Modern regulations make it hard to develop a brand new car with an old-school mentality, but that doesn’t mean we can’t take the things we know and drastically improve them. Starting with the controversial Jaguar XJS coupe, two years of hard work have culminated in this, the TWR Supercat. It’s a fully worked-over rocket for the road, and it should enter customer hands sooner than you might expect.
TWR, which stands for Tom Walkinshaw Racing, was an absolute motorsports legend. Although the firm started out racing Mazda RX-7s and took on a variety of work from the Nissan R390 to the Holden VN Commodore SS Group A SV race car, it’s linked most strongly with Jaguar. From Jaguar XJS touring cars to the wild XJR-9 Group C car to having a hand in the Jaguar XJ220, TWR built some legendary cats. However, after Ford bought Jaguar in 1994, things went a bit sideways. TWR diversified, but it wasn’t sustainable for good, and the firm folded in 2002. However, TWR is now back, with Tom’s son Fergus running the show.
To style the Supercat, TWR tapped Khyzyl Saleem, the same guy who designed Travis Pastrana’s Airslayer gymkhana Subaru wagon, the modified Polestar 1 cover car from “Need For Speed: Heat“, and body kits for multiple SEMA cars, as lead designer. The firm also brought on Magnus Walker as a consultant, famed for his litany of Outlaw Porsches. The result is a seriously aggressive carbon fiber body that underwent extensive computational fluid dynamics testing before the first molds were made to ensure baseline aerodynamic efficacy. The result looks like a touring car for the road.

From seriously pumped fenders to side-exit exhausts, the TWR Supercat looks the absolute business. Up front, you’ll find a partially shaved nose, a bulging, vented hood, and an air dam deeper than Lake Superior. Out back, you’ll spot a diffuser large enough to house a family of five, a subtle roof spoiler, and a ducktail that picks up off the flared rear fenders. The Supercat even punches out the Jaguar XJS’ buttressed C-pillars to let air pass clean through them, and rolls on a wicked set of turbofan wheels.

Under the hood sits a V12 that’s been supercharged to north of 600 horsepower, and it’s hitched to a proper manual gearbox. While TWR isn’t going into any further powertrain details yet, that’s enough to know that the Supercat will have some serious shove. Obviously, that much power requires some serious suspension work to harness it, so TWR’s been both in the lab and on the test track taming the beast. The firm claims the Supercat has been through a full regimen of aerodynamic, performance, and durability testing, which supports a relatively short timeline to production.
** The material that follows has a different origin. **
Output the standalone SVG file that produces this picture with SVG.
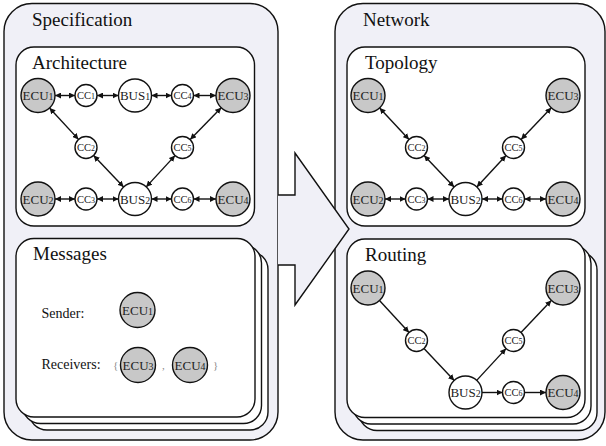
<svg xmlns="http://www.w3.org/2000/svg" width="606" height="446" viewBox="0 0 606 446">
  <defs>
    <marker id="ah" viewBox="0 0 6 6" refX="6" refY="3" markerWidth="6" markerHeight="6" markerUnits="userSpaceOnUse" orient="auto-start-reverse">
      <path d="M0,0 L6,3 L0,6 z" fill="#111"/>
    </marker>
  </defs>
  <style>
    .frame { fill:#f0f0f7; stroke:#111; stroke-width:1.4 }
    .panel { fill:#fff; stroke:#111; stroke-width:1.4 }
    .ecu { fill:#c8c8c8; stroke:#111; stroke-width:1.4 }
    .cc, .bus { fill:#fff; stroke:#111; stroke-width:1.4 }
    .title { font-family:"Liberation Serif", serif; font-size:19px; fill:#111 }
    .lbl { font-family:"Liberation Serif", serif; font-size:13px; fill:#222; text-anchor:middle }
    .lbl.small { font-size:10.5px }
    .n { font-size:76% }
    .txt { font-family:"Liberation Serif", serif; font-size:14px; fill:#111 }
    .punct { font-family:"Liberation Serif", serif; font-size:11px; fill:#888 }
    .edge { fill:none; stroke:#111; stroke-width:1.4; marker-end:url(#ah) }
    .both { marker-start:url(#ah) }
  </style>

  <!-- outer frames -->
  <rect class="frame" x="4" y="3.5" width="274" height="436.5" rx="28"/>
  <rect class="frame" x="335" y="3.5" width="270" height="436.5" rx="28"/>

  <!-- transformation arrow -->
  <g id="transform-arrow">
    <path d="M278,195 H295 V153 L349,229 L295,305 V265 H278 Z" fill="#f0f0f7" stroke="none"/>
    <path d="M278,195 H295 V153 L349,229 L295,305 V265 H278" fill="none" stroke="#111" stroke-width="1.4"/>
  </g>

  <text class="title" x="32" y="26">Specification</text>
  <text class="title" x="363" y="26">Network</text>

  <!-- panels -->
  <rect class="panel" x="16" y="47" width="238.5" height="179" rx="18"/>
  <rect class="panel" x="347" y="47" width="238" height="179" rx="18"/>

  <g id="messages-stack">
    <rect class="panel" x="29" y="251.5" width="239" height="178.5" rx="18"/>
    <rect class="panel" x="22.5" y="245" width="239" height="178.5" rx="18"/>
    <rect class="panel" x="16" y="238.5" width="239" height="178.5" rx="18"/>
  </g>
  <g id="routing-stack">
    <rect class="panel" x="359" y="252" width="238" height="178.5" rx="18"/>
    <rect class="panel" x="353" y="245.5" width="238" height="178.5" rx="18"/>
    <rect class="panel" x="347" y="239" width="238" height="178.5" rx="18"/>
  </g>

  <text class="title" x="32" y="69">Architecture</text>
  <text class="title" x="365" y="69">Topology</text>
  <text class="title" x="33" y="260">Messages</text>
  <text class="title" x="365" y="261">Routing</text>

  <!-- connectors -->
  <g id="connectors">
    <!-- architecture (bidirectional) -->
    <path class="edge both" d="M55,95.5 H75"/>
    <path class="edge both" d="M97,95.5 H118.5"/>
    <path class="edge both" d="M151.5,95.5 H171.5"/>
    <path class="edge both" d="M193.5,95.5 H216"/>
    <path class="edge both" d="M55,199 H75"/>
    <path class="edge both" d="M97,199 H118.5"/>
    <path class="edge both" d="M151.5,199 H171.5"/>
    <path class="edge both" d="M193.5,199 H216"/>
    <path class="edge both" d="M49.5,108 L78.5,139.4"/>
    <path class="edge both" d="M93.6,155.5 L123.6,187.1"/>
    <path class="edge both" d="M221.2,107.7 L190.2,139.6"/>
    <path class="edge both" d="M175,155.6 L146.2,186.9"/>
    <!-- topology (bidirectional) -->
    <path class="edge both" d="M385,199 H405.5"/>
    <path class="edge both" d="M427.5,199 H449"/>
    <path class="edge both" d="M482,199 H502.5"/>
    <path class="edge both" d="M524.5,199 H546"/>
    <path class="edge both" d="M379.6,107.9 L409,139.5"/>
    <path class="edge both" d="M424.1,155.5 L454.1,187.1"/>
    <path class="edge both" d="M551.3,107.8 L521.1,139.5"/>
    <path class="edge both" d="M506,155.6 L476.8,186.9"/>
    <!-- routing (directed) -->
    <path class="edge" d="M379.5,300.5 L409,332.4"/>
    <path class="edge" d="M424,348.5 L454.2,380.5"/>
    <path class="edge" d="M476.7,380.4 L506,348.6"/>
    <path class="edge" d="M521,332.5 L551.3,300.4"/>
    <path class="edge" d="M482,392.5 H502.5"/>
    <path class="edge" d="M524.5,392.5 H546"/>
  </g>

  <!-- architecture nodes -->
  <g id="arch-ecu1"><circle class="ecu" cx="38" cy="95.5" r="17"/><text class="lbl" x="38" y="100">ECU<tspan class="n">1</tspan></text></g>
  <g id="arch-cc1"><circle class="cc" cx="86" cy="95.5" r="11"/><text class="lbl small" x="86" y="99">CC<tspan class="n">1</tspan></text></g>
  <g id="arch-bus1"><circle class="bus" cx="135" cy="95.5" r="16.5"/><text class="lbl" x="135" y="100">BUS<tspan class="n">1</tspan></text></g>
  <g id="arch-cc4"><circle class="cc" cx="182.5" cy="95.5" r="11"/><text class="lbl small" x="182.5" y="99">CC<tspan class="n">4</tspan></text></g>
  <g id="arch-ecu3"><circle class="ecu" cx="233" cy="95.5" r="17"/><text class="lbl" x="233" y="100">ECU<tspan class="n">3</tspan></text></g>
  <g id="arch-cc2"><circle class="cc" cx="86" cy="147.5" r="11"/><text class="lbl small" x="86" y="151">CC<tspan class="n">2</tspan></text></g>
  <g id="arch-cc5"><circle class="cc" cx="182.5" cy="147.5" r="11"/><text class="lbl small" x="182.5" y="151">CC<tspan class="n">5</tspan></text></g>
  <g id="arch-ecu2"><circle class="ecu" cx="38" cy="199" r="17"/><text class="lbl" x="38" y="203.5">ECU<tspan class="n">2</tspan></text></g>
  <g id="arch-cc3"><circle class="cc" cx="86" cy="199" r="11"/><text class="lbl small" x="86" y="202.5">CC<tspan class="n">3</tspan></text></g>
  <g id="arch-bus2"><circle class="bus" cx="135" cy="199" r="16.5"/><text class="lbl" x="135" y="203.5">BUS<tspan class="n">2</tspan></text></g>
  <g id="arch-cc6"><circle class="cc" cx="182.5" cy="199" r="11"/><text class="lbl small" x="182.5" y="202.5">CC<tspan class="n">6</tspan></text></g>
  <g id="arch-ecu4"><circle class="ecu" cx="233" cy="199" r="17"/><text class="lbl" x="233" y="203.5">ECU<tspan class="n">4</tspan></text></g>

  <!-- messages -->
  <text class="txt" x="41.5" y="318">Sender:</text>
  <g id="msg-sender"><circle class="ecu" cx="137.5" cy="310" r="17.5"/><text class="lbl" x="137.5" y="314.5">ECU<tspan class="n">1</tspan></text></g>
  <text class="txt" x="41.5" y="369">Receivers:</text>
  <text class="punct" x="113" y="368.5">{</text>
  <g id="msg-recv3"><circle class="ecu" cx="138" cy="365" r="17.5"/><text class="lbl" x="138" y="369.5">ECU<tspan class="n">3</tspan></text></g>
  <text class="punct" x="162" y="368.5">,</text>
  <g id="msg-recv4"><circle class="ecu" cx="190" cy="365" r="17.5"/><text class="lbl" x="190" y="369.5">ECU<tspan class="n">4</tspan></text></g>
  <text class="punct" x="213" y="368.5">}</text>

  <!-- topology nodes -->
  <g id="topo-ecu1"><circle class="ecu" cx="368" cy="95.5" r="17"/><text class="lbl" x="368" y="100">ECU<tspan class="n">1</tspan></text></g>
  <g id="topo-ecu3"><circle class="ecu" cx="563" cy="95.5" r="17"/><text class="lbl" x="563" y="100">ECU<tspan class="n">3</tspan></text></g>
  <g id="topo-cc2"><circle class="cc" cx="416.5" cy="147.5" r="11"/><text class="lbl small" x="416.5" y="151">CC<tspan class="n">2</tspan></text></g>
  <g id="topo-cc5"><circle class="cc" cx="513.5" cy="147.5" r="11"/><text class="lbl small" x="513.5" y="151">CC<tspan class="n">5</tspan></text></g>
  <g id="topo-ecu2"><circle class="ecu" cx="368" cy="199" r="17"/><text class="lbl" x="368" y="203.5">ECU<tspan class="n">2</tspan></text></g>
  <g id="topo-cc3"><circle class="cc" cx="416.5" cy="199" r="11"/><text class="lbl small" x="416.5" y="202.5">CC<tspan class="n">3</tspan></text></g>
  <g id="topo-bus2"><circle class="bus" cx="465.5" cy="199" r="16.5"/><text class="lbl" x="465.5" y="203.5">BUS<tspan class="n">2</tspan></text></g>
  <g id="topo-cc6"><circle class="cc" cx="513.5" cy="199" r="11"/><text class="lbl small" x="513.5" y="202.5">CC<tspan class="n">6</tspan></text></g>
  <g id="topo-ecu4"><circle class="ecu" cx="563" cy="199" r="17"/><text class="lbl" x="563" y="203.5">ECU<tspan class="n">4</tspan></text></g>

  <!-- routing nodes -->
  <g id="route-ecu1"><circle class="ecu" cx="368" cy="288" r="17"/><text class="lbl" x="368" y="292.5">ECU<tspan class="n">1</tspan></text></g>
  <g id="route-cc2"><circle class="cc" cx="416.5" cy="340.5" r="11"/><text class="lbl small" x="416.5" y="344">CC<tspan class="n">2</tspan></text></g>
  <g id="route-bus2"><circle class="bus" cx="465.5" cy="392.5" r="16.5"/><text class="lbl" x="465.5" y="397">BUS<tspan class="n">2</tspan></text></g>
  <g id="route-cc5"><circle class="cc" cx="513.5" cy="340.5" r="11"/><text class="lbl small" x="513.5" y="344">CC<tspan class="n">5</tspan></text></g>
  <g id="route-ecu3"><circle class="ecu" cx="563" cy="288" r="17"/><text class="lbl" x="563" y="292.5">ECU<tspan class="n">3</tspan></text></g>
  <g id="route-cc6"><circle class="cc" cx="513.5" cy="392.5" r="11"/><text class="lbl small" x="513.5" y="396">CC<tspan class="n">6</tspan></text></g>
  <g id="route-ecu4"><circle class="ecu" cx="563" cy="392.5" r="17"/><text class="lbl" x="563" y="397">ECU<tspan class="n">4</tspan></text></g>
</svg>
The first TWR Supercat examples will roll down the line in the fourth quarter of this year, and prices start at £225,000 before taxes, or about $281,820 at current exchange rates. That’s not cheap, but actually, it’s not a bad deal either. When a Singer-modified Porsche costs a million dollars, and a Bentley Continental GT S starts at $277,150, spending that sort of money on a thoroughly reimagined Jaguar is both imaginative and borderline sensible. Plus, with a production run of just 88 cars to honor the TWR Jaguar XJR-9’s 1988 24 Hours of Le Mans victory, you know the Supercat is going to be rare.

Should you wish to see this wild reinterpretation of a Jaguar XJS in person, TWR has announced what it calls “a full dynamic debut in Summer 2024.” I’m not a betting man, but there’s a good chance that may happen at the Goodwood Festival of Speed. Either way, we can’t wait to hear this beast roar.